In theory class, we were then taught the hand gestures that we could use to create the rasas that, we were told, were the whole point. The pataka hasta, the simplest one, all the fingers held together, could be used to "a forest, saying ‘no’, the night, a river, the heavens." It could also be used to show "seven case endings" which looked like patting seven little ones on their heads. I wondered what kind of dance it was that required showing seven case endings. I hadn’t even seen a bharata natyam performance at that point in my life.
In December, the dance festival started. We dressed in our finest, walked to the theatre built according to the precepts of the Natya Shastra, sat on the floor right in front of the stage while the rest of the world sat in comfortable cane chairs behind us and watched what Rukmini Devi had wrought. I was enthralled, by the colour, the patterns, the rightness of every movement, every gesture. When Rama was sent away to the forest I was sad.

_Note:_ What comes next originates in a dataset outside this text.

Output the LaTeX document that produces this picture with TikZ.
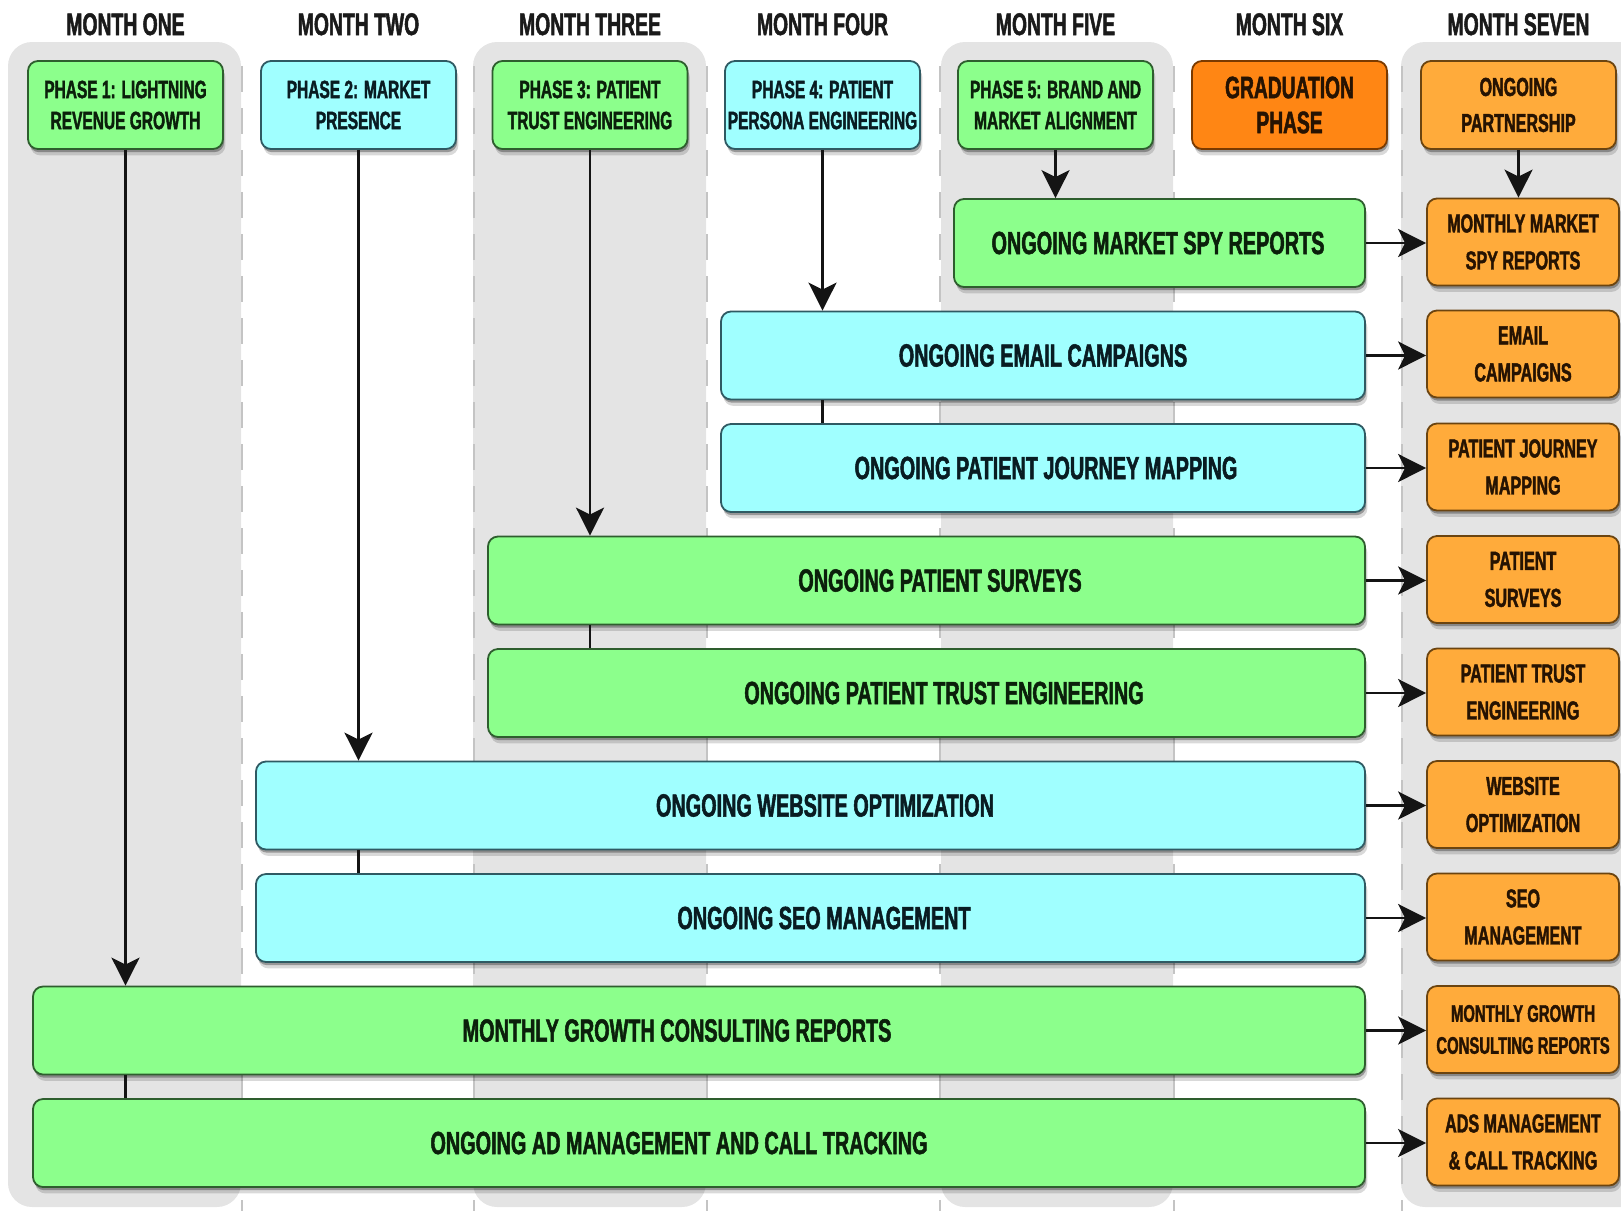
\documentclass[tikz,border=0pt]{standalone}
\usepackage{fontspec}
\newfontfamily\cond{Liberation Sans}[FakeStretch=0.62, BoldFeatures={FakeBold=1.6}]
\usetikzlibrary{arrows.meta,shadows}
\definecolor{gfill}{HTML}{8CFF8C}
\definecolor{gdraw}{HTML}{2E5E2E}
\definecolor{gtext}{HTML}{0B200B}
\definecolor{cfill}{HTML}{A0FFFF}
\definecolor{cdraw}{HTML}{2F5A63}
\definecolor{ctext}{HTML}{091C22}
\definecolor{grfill}{HTML}{FF8614}
\definecolor{grdraw}{HTML}{7A3A00}
\definecolor{ofill}{HTML}{FFAB3B}
\definecolor{odraw}{HTML}{6B4410}
\definecolor{otext}{HTML}{261302}
\definecolor{headc}{HTML}{1A1A1A}
\definecolor{colgray}{HTML}{E4E4E4}
\definecolor{sepgray}{HTML}{C4C4C4}
\tikzset{
  every node/.style={font=\cond\bfseries},
  boxbase/.style={rounded corners=5pt, line width=0.9pt,
    drop shadow={shadow xshift=0.6pt, shadow yshift=-1.6pt, opacity=0.30, fill=black},
    drop shadow={shadow xshift=1.2pt, shadow yshift=-3.2pt, opacity=0.15, fill=black}},
  phase/.style={boxbase, minimum width=97.5pt, minimum height=44pt, align=center, inner sep=1pt,
    font=\cond\bfseries\fontsize{12.5}{15.5}\selectfont},
  gph/.style={phase, fill=gfill, draw=gdraw, text=gtext},
  cph/.style={phase, fill=cfill, draw=cdraw, text=ctext},
  grph/.style={phase, fill=grfill, draw=grdraw, text=otext, font=\cond\bfseries\fontsize{15.5}{17.5}\selectfont},
  oph/.style={phase, fill=ofill, draw=odraw, text=otext, font=\cond\bfseries\fontsize{13}{18}\selectfont},
  ongo/.style={boxbase, minimum height=44pt, inner sep=0pt},
  gon/.style={ongo, fill=gfill, draw=gdraw},
  con/.style={ongo, fill=cfill, draw=cdraw},
  gtx/.style={font=\cond\bfseries\fontsize{16}{19}\selectfont, inner sep=0pt, text=gtext},
  ctx/.style={font=\cond\bfseries\fontsize{16}{19}\selectfont, inner sep=0pt, text=ctext},
  res/.style={boxbase, fill=ofill, draw=odraw, text=otext, minimum width=96pt, minimum height=43.5pt,
    align=center, inner sep=1pt, font=\cond\bfseries\fontsize{13}{18.5}\selectfont},
  arr/.style={line width=1.35pt, draw=black!92, -{Stealth[length=14pt,width=14pt,inset=3.5pt]}},
  conn/.style={line width=1.35pt, draw=black!92},
  head/.style={font=\cond\bfseries\fontsize{15.6}{18}\selectfont, text=headc, anchor=base, inner sep=0pt},
  colbg/.style={fill=colgray, rounded corners=12pt},
  sepline/.style={draw=sepgray, line width=1.2pt, dash pattern=on 13pt off 8pt},
}
\begin{document}
\begin{tikzpicture}[x=0.5pt, y=-0.5pt]
\useasboundingbox (0,0) rectangle (1621,1211);
\begin{scope}
\clip (0,0) rectangle (1621,1211);
% column backgrounds
\fill[colbg] (8,42) rectangle (241,1207);
\fill[colbg] (473,42) rectangle (706,1207);
\fill[colbg] (941,42) rectangle (1173,1207);
\fill[colbg] (1401,42) rectangle (1680,1207);
% separators
\foreach \sx in {242,474,707,940,1174,1402}
  \draw[sepline] (\sx,66) -- (\sx,1211);
\end{scope}

% headings
\node[head] (h1) at (125.5,35) {MONTH ONE};
\node[head] (h2) at (358.5,35) {MONTH TWO};
\node[head] (h3) at (590,35) {MONTH THREE};
\node[head] (h4) at (822.5,35) {MONTH FOUR};
\node[head] (h5) at (1055.5,35) {MONTH FIVE};
\node[head] (h6) at (1289.5,35) {MONTH SIX};
\node[head] (h7) at (1518.5,35) {MONTH SEVEN};

% phase boxes
\node[gph] (p1) at (125.5,105) {PHASE 1: LIGHTNING\\REVENUE GROWTH};
\node[cph] (p2) at (358.5,105) {PHASE 2: MARKET\\PRESENCE};
\node[gph] (p3) at (590,105) {PHASE 3: PATIENT\\TRUST ENGINEERING};
\node[cph] (p4) at (822.5,105) {PHASE 4: PATIENT\\PERSONA ENGINEERING};
\node[gph] (p5) at (1055.5,105) {PHASE 5: BRAND AND\\MARKET ALIGNMENT};
\node[grph] (p6) at (1289.5,105) {GRADUATION\\PHASE};
\node[oph] (p7) at (1518.5,105) {ONGOING\\PARTNERSHIP};

% ongoing boxes
\node[gon, minimum width=205.5pt] (spy) at (1159.5,243) {};
\node[con, minimum width=322pt] (email) at (1043,355.5) {};
\node[con, minimum width=322pt] (journey) at (1043,468) {};
\node[gon, minimum width=438.5pt] (surveys) at (926.5,580.5) {};
\node[gon, minimum width=438.5pt] (trust) at (926.5,693) {};
\node[con, minimum width=554.5pt] (website) at (810.5,805.5) {};
\node[con, minimum width=554.5pt] (seo) at (810.5,918) {};
\node[gon, minimum width=666pt] (growth) at (699,1030.5) {};
\node[gon, minimum width=666pt] (ads) at (699,1143) {};

% ongoing texts
\node[gtx] (spyT) at (1158,243) {ONGOING MARKET SPY REPORTS};
\node[ctx] (emailT) at (1043,355.5) {ONGOING EMAIL CAMPAIGNS};
\node[ctx] (journeyT) at (1046,468) {ONGOING PATIENT JOURNEY MAPPING};
\node[gtx] (surveysT) at (940,580.5) {ONGOING PATIENT SURVEYS};
\node[gtx] (trustT) at (944,693) {ONGOING PATIENT TRUST ENGINEERING};
\node[ctx] (websiteT) at (825,805.5) {ONGOING WEBSITE OPTIMIZATION};
\node[ctx] (seoT) at (824,918) {ONGOING SEO MANAGEMENT};
\node[gtx] (growthT) at (677,1030.5) {MONTHLY GROWTH CONSULTING REPORTS};
\node[gtx] (adsT) at (679,1143) {ONGOING AD MANAGEMENT AND CALL TRACKING};

% result boxes
\node[res] (rspy) at (1523,242) {MONTHLY MARKET\\SPY REPORTS};
\node[res] (remail) at (1523,354) {EMAIL\\CAMPAIGNS};
\node[res] (rjourney) at (1523,467) {PATIENT JOURNEY\\MAPPING};
\node[res] (rsurveys) at (1523,579.5) {PATIENT\\SURVEYS};
\node[res] (rtrust) at (1523,692) {PATIENT TRUST\\ENGINEERING};
\node[res] (rwebsite) at (1523,804.5) {WEBSITE\\OPTIMIZATION};
\node[res] (rseo) at (1523,917) {SEO\\MANAGEMENT};
\node[res, font=\cond\bfseries\fontsize{12}{16}\selectfont] (rgrowth) at (1523,1029.5) {MONTHLY GROWTH\\CONSULTING REPORTS};
\node[res] (rads) at (1523,1142) {ADS MANAGEMENT\\\& CALL TRACKING};

% vertical arrows
\draw[arr] (p1.south) -- (p1.south |- growth.north);
\draw[conn] (p1 |- growth.south) -- (p1 |- ads.north);
\draw[arr] (p2.south) -- (p2.south |- website.north);
\draw[conn] (p2 |- website.south) -- (p2 |- seo.north);
\draw[arr] (p3.south) -- (p3.south |- surveys.north);
\draw[conn] (p3 |- surveys.south) -- (p3 |- trust.north);
\draw[arr] (p4.south) -- (p4.south |- email.north);
\draw[conn] (p4 |- email.south) -- (p4 |- journey.north);
\draw[arr] (p5.south) -- (p5.south |- spy.north);
\draw[arr] (p7.south) -- (p7.south |- rspy.north);

% horizontal arrows
\foreach \a/\b in {spy/rspy,email/remail,journey/rjourney,surveys/rsurveys,trust/rtrust,website/rwebsite,seo/rseo,growth/rgrowth,ads/rads}
  \draw[arr] (\a.east) -- (\a.east -| \b.west);
\end{tikzpicture}
\end{document}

One evening, I came to the theatre with my long hair loose. Kalidasa might have compared my thick wavy black mane to a peacock’s tail, or the night. But Rukmini Devi was there, not Kalidasa. She scolded me, "What do you think, you are just a dancer in the dance class? You are always a dancer. Go back to the hostel and tie your hair properly!" I had an inkling even then of what she meant, but the effect of that truth was the opposite of what she intended. I was not an obedient girl. I snuck in through another door. But I never forgot her words, and later, many years later, I understood them.